> _STATED GOAL_
Don't include pictures. Quote the lines below from the first through the line that contains "const meanTicks = [-2.0, -1.5, -1.0, -0.5, 0.0, 0.5, 1.0];".

> _SUPPLIED INFORMATION_
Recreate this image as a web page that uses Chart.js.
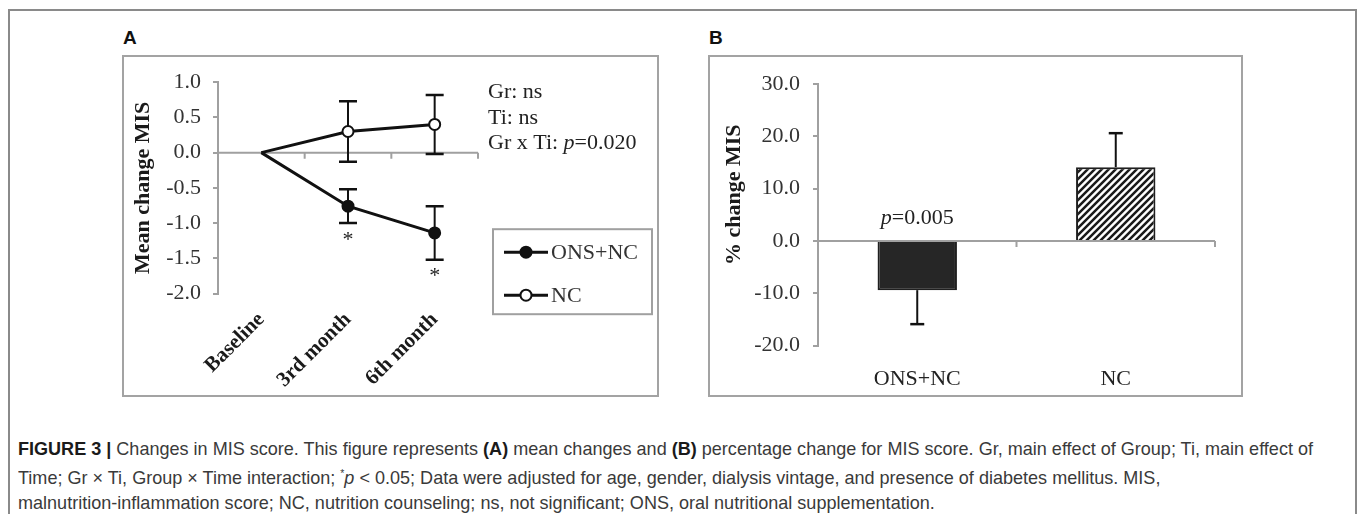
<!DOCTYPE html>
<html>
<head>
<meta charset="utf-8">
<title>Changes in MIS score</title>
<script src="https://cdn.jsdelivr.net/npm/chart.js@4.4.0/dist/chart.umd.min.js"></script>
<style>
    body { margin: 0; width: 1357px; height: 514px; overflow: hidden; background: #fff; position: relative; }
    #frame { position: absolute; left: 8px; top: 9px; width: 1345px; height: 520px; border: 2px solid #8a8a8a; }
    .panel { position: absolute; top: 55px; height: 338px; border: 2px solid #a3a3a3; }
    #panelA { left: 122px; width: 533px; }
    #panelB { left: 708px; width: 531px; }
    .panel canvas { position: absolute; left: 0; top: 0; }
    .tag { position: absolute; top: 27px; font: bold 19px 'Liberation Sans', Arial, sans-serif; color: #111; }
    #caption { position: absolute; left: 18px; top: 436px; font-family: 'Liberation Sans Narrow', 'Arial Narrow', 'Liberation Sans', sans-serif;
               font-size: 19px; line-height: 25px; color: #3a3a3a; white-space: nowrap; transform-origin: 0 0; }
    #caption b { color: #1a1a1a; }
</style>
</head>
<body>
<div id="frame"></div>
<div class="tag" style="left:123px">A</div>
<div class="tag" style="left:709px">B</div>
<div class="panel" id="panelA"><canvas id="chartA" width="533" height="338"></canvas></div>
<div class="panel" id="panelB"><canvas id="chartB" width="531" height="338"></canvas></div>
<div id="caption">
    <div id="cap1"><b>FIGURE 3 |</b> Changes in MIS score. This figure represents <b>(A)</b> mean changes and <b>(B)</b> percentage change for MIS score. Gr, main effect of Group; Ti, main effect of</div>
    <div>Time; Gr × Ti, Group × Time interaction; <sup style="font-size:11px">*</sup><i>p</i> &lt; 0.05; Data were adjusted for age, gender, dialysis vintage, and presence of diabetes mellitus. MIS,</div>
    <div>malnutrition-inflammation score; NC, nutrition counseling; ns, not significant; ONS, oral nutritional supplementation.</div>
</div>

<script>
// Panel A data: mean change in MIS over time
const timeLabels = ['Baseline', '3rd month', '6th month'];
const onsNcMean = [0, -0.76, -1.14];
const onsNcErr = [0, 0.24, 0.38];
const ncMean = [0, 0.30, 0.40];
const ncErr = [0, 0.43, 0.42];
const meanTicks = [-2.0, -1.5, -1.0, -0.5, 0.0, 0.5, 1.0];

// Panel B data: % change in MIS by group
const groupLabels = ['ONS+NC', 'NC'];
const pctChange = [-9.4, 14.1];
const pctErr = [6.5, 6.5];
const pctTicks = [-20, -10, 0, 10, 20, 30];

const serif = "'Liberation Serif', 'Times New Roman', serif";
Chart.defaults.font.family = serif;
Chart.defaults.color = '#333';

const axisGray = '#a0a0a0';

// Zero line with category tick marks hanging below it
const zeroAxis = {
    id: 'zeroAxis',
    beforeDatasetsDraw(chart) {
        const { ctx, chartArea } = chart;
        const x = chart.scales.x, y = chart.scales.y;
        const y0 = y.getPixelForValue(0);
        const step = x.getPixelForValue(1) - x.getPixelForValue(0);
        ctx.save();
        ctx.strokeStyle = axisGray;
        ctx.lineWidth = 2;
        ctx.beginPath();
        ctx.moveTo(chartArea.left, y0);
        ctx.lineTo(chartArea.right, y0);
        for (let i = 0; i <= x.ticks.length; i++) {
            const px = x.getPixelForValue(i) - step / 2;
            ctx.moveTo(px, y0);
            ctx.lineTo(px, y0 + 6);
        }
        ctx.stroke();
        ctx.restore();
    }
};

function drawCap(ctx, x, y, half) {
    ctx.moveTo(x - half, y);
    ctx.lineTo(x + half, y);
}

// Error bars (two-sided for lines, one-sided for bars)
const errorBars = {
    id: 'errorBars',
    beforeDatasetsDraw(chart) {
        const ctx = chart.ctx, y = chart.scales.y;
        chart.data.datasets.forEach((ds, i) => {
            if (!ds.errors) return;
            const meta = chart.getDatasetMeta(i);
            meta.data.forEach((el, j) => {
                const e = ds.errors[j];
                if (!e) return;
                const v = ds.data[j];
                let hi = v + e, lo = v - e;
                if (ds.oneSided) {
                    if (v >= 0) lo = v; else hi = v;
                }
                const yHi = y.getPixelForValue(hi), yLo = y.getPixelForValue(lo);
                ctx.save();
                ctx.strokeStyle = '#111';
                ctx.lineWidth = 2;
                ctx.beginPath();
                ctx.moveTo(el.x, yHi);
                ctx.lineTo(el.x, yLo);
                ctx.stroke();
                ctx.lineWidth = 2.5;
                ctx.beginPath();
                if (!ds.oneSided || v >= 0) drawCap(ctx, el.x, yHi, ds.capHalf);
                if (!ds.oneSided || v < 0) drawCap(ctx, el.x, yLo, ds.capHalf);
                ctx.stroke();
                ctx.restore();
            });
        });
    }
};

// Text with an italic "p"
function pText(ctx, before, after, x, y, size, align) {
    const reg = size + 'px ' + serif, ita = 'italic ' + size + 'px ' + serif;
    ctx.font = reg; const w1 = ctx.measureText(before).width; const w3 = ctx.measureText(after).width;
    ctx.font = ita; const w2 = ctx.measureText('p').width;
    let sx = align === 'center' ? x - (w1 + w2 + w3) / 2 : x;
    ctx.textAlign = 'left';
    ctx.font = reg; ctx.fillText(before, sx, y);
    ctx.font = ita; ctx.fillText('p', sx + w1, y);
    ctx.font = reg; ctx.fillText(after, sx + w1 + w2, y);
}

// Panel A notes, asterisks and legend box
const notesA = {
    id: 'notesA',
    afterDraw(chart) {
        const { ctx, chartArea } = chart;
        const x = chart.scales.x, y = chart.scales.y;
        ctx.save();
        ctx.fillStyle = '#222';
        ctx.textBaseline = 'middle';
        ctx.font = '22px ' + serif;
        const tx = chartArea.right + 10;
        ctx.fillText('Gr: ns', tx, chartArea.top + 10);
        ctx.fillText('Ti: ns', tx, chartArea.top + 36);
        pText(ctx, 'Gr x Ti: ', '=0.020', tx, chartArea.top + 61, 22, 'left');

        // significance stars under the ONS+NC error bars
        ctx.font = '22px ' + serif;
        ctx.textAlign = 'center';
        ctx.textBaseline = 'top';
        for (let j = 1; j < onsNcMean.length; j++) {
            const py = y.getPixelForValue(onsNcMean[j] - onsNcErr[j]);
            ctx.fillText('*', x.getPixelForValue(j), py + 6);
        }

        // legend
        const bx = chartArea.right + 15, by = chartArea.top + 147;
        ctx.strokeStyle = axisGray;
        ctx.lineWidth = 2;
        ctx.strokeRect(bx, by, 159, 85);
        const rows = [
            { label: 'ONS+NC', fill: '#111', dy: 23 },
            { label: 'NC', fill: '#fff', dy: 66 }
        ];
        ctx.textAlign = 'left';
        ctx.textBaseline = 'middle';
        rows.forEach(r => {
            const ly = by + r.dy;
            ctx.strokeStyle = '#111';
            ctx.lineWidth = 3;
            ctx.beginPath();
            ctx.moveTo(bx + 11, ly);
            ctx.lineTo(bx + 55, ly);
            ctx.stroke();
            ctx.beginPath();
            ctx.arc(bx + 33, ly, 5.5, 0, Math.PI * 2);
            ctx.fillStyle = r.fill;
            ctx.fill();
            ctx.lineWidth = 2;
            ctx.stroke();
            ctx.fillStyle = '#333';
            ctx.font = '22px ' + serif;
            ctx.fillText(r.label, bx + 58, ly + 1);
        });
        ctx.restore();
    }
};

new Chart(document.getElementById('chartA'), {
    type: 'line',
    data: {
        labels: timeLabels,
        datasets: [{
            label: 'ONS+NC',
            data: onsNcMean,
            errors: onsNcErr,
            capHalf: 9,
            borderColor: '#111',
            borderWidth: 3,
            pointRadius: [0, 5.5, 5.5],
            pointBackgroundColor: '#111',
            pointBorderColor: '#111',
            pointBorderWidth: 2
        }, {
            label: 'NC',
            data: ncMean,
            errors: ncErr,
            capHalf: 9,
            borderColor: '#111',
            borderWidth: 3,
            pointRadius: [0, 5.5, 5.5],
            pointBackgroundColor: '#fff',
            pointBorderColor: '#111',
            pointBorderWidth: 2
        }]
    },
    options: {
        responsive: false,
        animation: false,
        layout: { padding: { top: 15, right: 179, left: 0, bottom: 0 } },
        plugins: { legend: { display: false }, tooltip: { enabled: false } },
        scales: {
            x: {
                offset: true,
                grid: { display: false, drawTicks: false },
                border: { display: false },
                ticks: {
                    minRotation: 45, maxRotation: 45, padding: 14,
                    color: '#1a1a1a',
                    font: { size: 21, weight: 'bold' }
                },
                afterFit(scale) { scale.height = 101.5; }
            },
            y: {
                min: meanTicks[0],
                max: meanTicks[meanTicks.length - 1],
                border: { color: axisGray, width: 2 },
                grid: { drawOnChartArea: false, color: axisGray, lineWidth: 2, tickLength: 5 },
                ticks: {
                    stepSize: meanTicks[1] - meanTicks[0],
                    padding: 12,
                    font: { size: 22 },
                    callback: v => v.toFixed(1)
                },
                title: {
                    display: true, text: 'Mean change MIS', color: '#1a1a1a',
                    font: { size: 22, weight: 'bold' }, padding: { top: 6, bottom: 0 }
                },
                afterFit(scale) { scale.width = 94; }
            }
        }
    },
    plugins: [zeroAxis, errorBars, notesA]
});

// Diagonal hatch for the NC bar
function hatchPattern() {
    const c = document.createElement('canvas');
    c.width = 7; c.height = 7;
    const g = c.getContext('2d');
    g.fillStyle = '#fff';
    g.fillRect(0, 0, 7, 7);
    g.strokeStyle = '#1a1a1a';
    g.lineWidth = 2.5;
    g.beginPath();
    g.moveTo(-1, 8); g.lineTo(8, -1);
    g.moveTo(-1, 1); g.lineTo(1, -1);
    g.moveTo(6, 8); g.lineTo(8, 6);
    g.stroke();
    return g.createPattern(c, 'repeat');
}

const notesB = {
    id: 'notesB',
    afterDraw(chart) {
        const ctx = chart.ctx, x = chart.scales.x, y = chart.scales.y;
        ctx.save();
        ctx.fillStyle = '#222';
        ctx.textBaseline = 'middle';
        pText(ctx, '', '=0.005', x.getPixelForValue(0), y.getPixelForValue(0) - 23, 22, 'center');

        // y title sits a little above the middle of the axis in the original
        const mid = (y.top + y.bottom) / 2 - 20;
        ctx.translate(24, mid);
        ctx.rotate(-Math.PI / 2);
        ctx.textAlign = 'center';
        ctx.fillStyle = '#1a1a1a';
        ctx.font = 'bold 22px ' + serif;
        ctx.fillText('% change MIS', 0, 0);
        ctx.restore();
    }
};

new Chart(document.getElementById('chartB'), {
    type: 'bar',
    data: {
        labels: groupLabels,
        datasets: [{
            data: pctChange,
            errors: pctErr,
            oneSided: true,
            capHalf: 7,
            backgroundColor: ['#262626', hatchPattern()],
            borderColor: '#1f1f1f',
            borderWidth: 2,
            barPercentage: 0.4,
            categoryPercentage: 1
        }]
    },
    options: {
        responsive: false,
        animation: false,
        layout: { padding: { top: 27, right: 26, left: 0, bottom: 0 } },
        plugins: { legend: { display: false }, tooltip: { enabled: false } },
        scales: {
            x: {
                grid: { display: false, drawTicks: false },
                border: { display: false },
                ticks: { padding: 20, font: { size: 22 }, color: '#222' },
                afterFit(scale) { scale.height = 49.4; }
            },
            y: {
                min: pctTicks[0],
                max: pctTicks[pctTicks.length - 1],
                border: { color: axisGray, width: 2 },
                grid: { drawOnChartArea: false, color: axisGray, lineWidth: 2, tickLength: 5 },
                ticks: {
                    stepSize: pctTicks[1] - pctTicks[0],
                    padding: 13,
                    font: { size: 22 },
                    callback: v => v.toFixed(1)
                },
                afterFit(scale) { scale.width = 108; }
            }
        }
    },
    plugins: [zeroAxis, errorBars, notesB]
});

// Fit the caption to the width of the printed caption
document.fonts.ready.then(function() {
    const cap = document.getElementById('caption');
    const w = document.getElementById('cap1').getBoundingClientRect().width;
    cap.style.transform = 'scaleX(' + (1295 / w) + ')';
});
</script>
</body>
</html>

> _WRITTEN RESPONSE_
Recreate this image as a web page that uses Chart.js.
<!DOCTYPE html>
<html>
<head>
<meta charset="utf-8">
<title>Changes in MIS score</title>
<script src="https://cdn.jsdelivr.net/npm/chart.js@4.4.0/dist/chart.umd.min.js"></script>
<style>
    body { margin: 0; width: 1357px; height: 514px; overflow: hidden; background: #fff; position: relative; }
    #frame { position: absolute; left: 8px; top: 9px; width: 1345px; height: 520px; border: 2px solid #8a8a8a; }
    .panel { position: absolute; top: 55px; height: 338px; border: 2px solid #a3a3a3; }
    #panelA { left: 122px; width: 533px; }
    #panelB { left: 708px; width: 531px; }
    .panel canvas { position: absolute; left: 0; top: 0; }
    .tag { position: absolute; top: 27px; font: bold 19px 'Liberation Sans', Arial, sans-serif; color: #111; }
    #caption { position: absolute; left: 18px; top: 436px; font-family: 'Liberation Sans Narrow', 'Arial Narrow', 'Liberation Sans', sans-serif;
               font-size: 19px; line-height: 25px; color: #3a3a3a; white-space: nowrap; transform-origin: 0 0; }
    #caption b { color: #1a1a1a; }
</style>
</head>
<body>
<div id="frame"></div>
<div class="tag" style="left:123px">A</div>
<div class="tag" style="left:709px">B</div>
<div class="panel" id="panelA"><canvas id="chartA" width="533" height="338"></canvas></div>
<div class="panel" id="panelB"><canvas id="chartB" width="531" height="338"></canvas></div>
<div id="caption">
    <div id="cap1"><b>FIGURE 3 |</b> Changes in MIS score. This figure represents <b>(A)</b> mean changes and <b>(B)</b> percentage change for MIS score. Gr, main effect of Group; Ti, main effect of</div>
    <div>Time; Gr × Ti, Group × Time interaction; <sup style="font-size:11px">*</sup><i>p</i> &lt; 0.05; Data were adjusted for age, gender, dialysis vintage, and presence of diabetes mellitus. MIS,</div>
    <div>malnutrition-inflammation score; NC, nutrition counseling; ns, not significant; ONS, oral nutritional supplementation.</div>
</div>

<script>
// Panel A data: mean change in MIS over time
const timeLabels = ['Baseline', '3rd month', '6th month'];
const onsNcMean = [0, -0.76, -1.14];
const onsNcErr = [0, 0.24, 0.38];
const ncMean = [0, 0.30, 0.40];
const ncErr = [0, 0.43, 0.42];
const meanTicks = [-2.0, -1.5, -1.0, -0.5, 0.0, 0.5, 1.0];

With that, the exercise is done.